The unfortunate result of this is – just like with your mobile phone – reception can be great in some areas, and really bad in others, meaning that your internet could be slow and unreliable, and might drop in and out. Mobile broadband can be affected by your location, the time of day, and even the weather. Make sure to ask any provider you're considering signing up with what their coverage is like in your area!
The advantage of mobile broadband is that it's generally cheaper – you're looking at anything from $10 to $50 per month – and that it's totally portable. You can take it with you to cafés, on public transport, and on any trips you might make within the country during your stay. There are no real set-up costs (some ISPs might get you to pay extra in the first month for the cost of your dongle), and mobile broadband is perfect for the light user. It's hard to get anything over 20GB for mobile broadband and the real bargains are in the 1-10GB range.

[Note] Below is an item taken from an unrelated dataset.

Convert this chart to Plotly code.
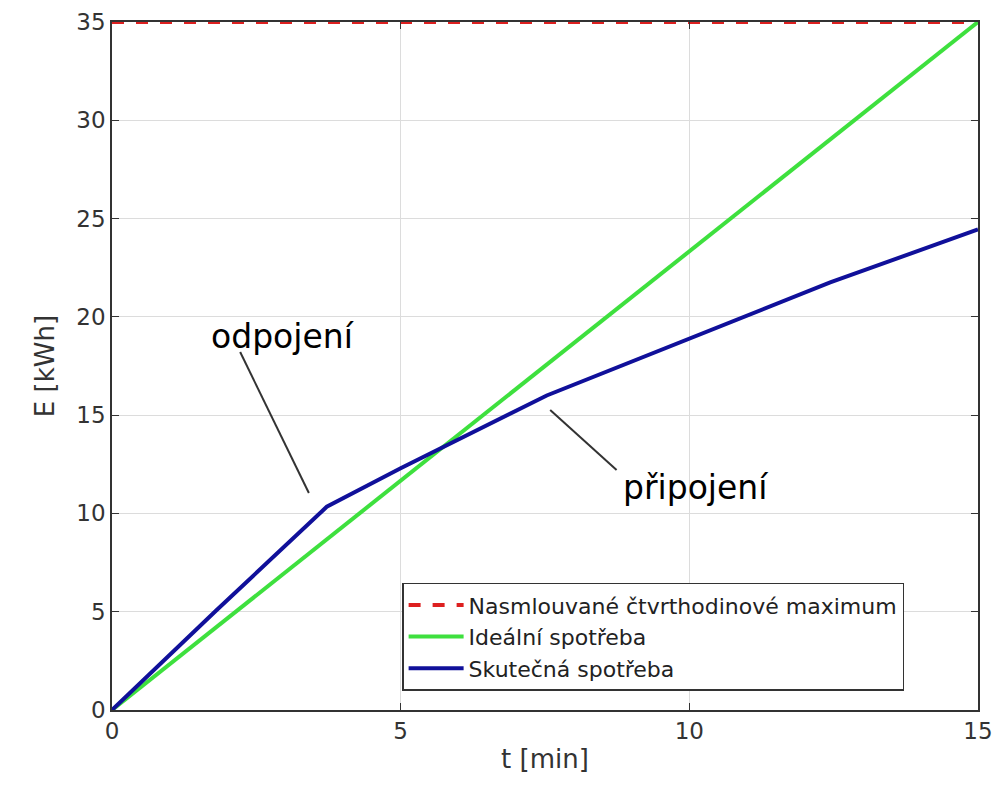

Vodafone offers cheap mobile broadband plans from just $10 a month, while Amaysim has some great prepaid options, giving you ultimate control over your budget and no bill shock.
If you're a light user living in a metropolitan area who values being able to take your internet around in your pocket, mobile broadband is a great choice. Make sure you're aware of the downsides of mobile broadband, though, before signing up for a plan, and consider whether you'll be frustrated by the sometimes irritating speeds and dropout rates of mobile broadband.